Re: [PATCH 1/3] PCI: Add helper to check if any of ancestor device support D3cold

From: Bjorn Helgaas
Date: Sat Aug 26 2023 - 09:11:42 EST


On Fri, Aug 25, 2023 at 09:39:48AM +0300, Mika Westerberg wrote:
> On Fri, Aug 25, 2023 at 01:43:08PM +0800, Kai-Heng Feng wrote:
> > On Fri, Aug 25, 2023 at 1:29 PM Mika Westerberg
> > <mika.westerberg@xxxxxxxxxxxxxxx> wrote:
> > > On Thu, Aug 24, 2023 at 09:46:00PM +0800, Kai-Heng Feng wrote:
> > > > On Thu, Aug 24, 2023 at 7:57 PM Mika Westerberg
> > > > <mika.westerberg@xxxxxxxxxxxxxxx> wrote:

> > I think what Bjorn suggested is to keep AER enabled for D3hot, and
> > only disable it for D3cold and S3.
> >
> > > > Unless there are cases when device firmware behave differently to
> > > > D3hot? Then maybe it's better to disable AER for both D3hot, D3cold
> > > > and system S3.
> > >
> > > Yes, this makes sense.
> >
> > I agree that differentiate between D3hot and D3cold unnecessarily make
> > things more complicated, but Bjorn suggested errors reported by AER
> > under D3hot should still be recorded.
> > Do you have more compelling data to persuade Bjorn that AER should be
> > disabled for both D3 states?
>
> Is there even an AER error that can happen when a device is in D3hot
> (link is in L1) or D3cold (link is in L2/3)?

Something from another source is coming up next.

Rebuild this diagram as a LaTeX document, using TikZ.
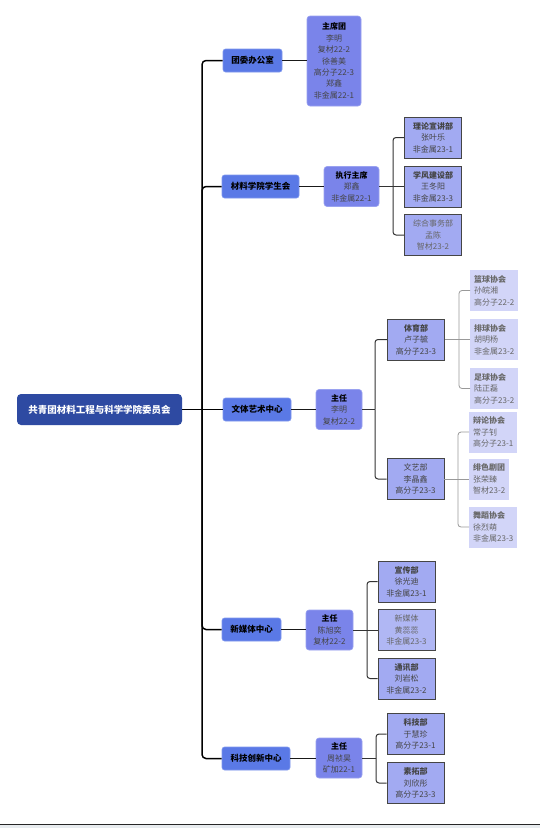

I'm not an expert in AER
> but AFAICT these errors are reported when the device is in active state
> not when it is in low power state.

I don't think a device in D3cold can signal its own errors. But the
link transition to L2/L3 as a device goes to D3cold may cause the
bridge above to log an error. And of course a config access to a
device in D3cold will probably result in an Unsupported Request being
logged by the bridge above it. I think these are the sorts of errors
we do need to avoid or ignore somehow.

But Configuration and Message requests definitely happen in D3hot, and
they can cause errors reported via AER. The spec (r6.0, sec 2.2.8)
recommends that Messages be handled the same in D0-D3hot.

PTM is an example of where we had errors being reported at suspend/
resume because we had it configured incorrectly. If we disabled AER
in D3hot we might not learn about that kind of configuration problem.
That's what makes me think there's some value in keeping AER enabled
in D3hot.

Bjorn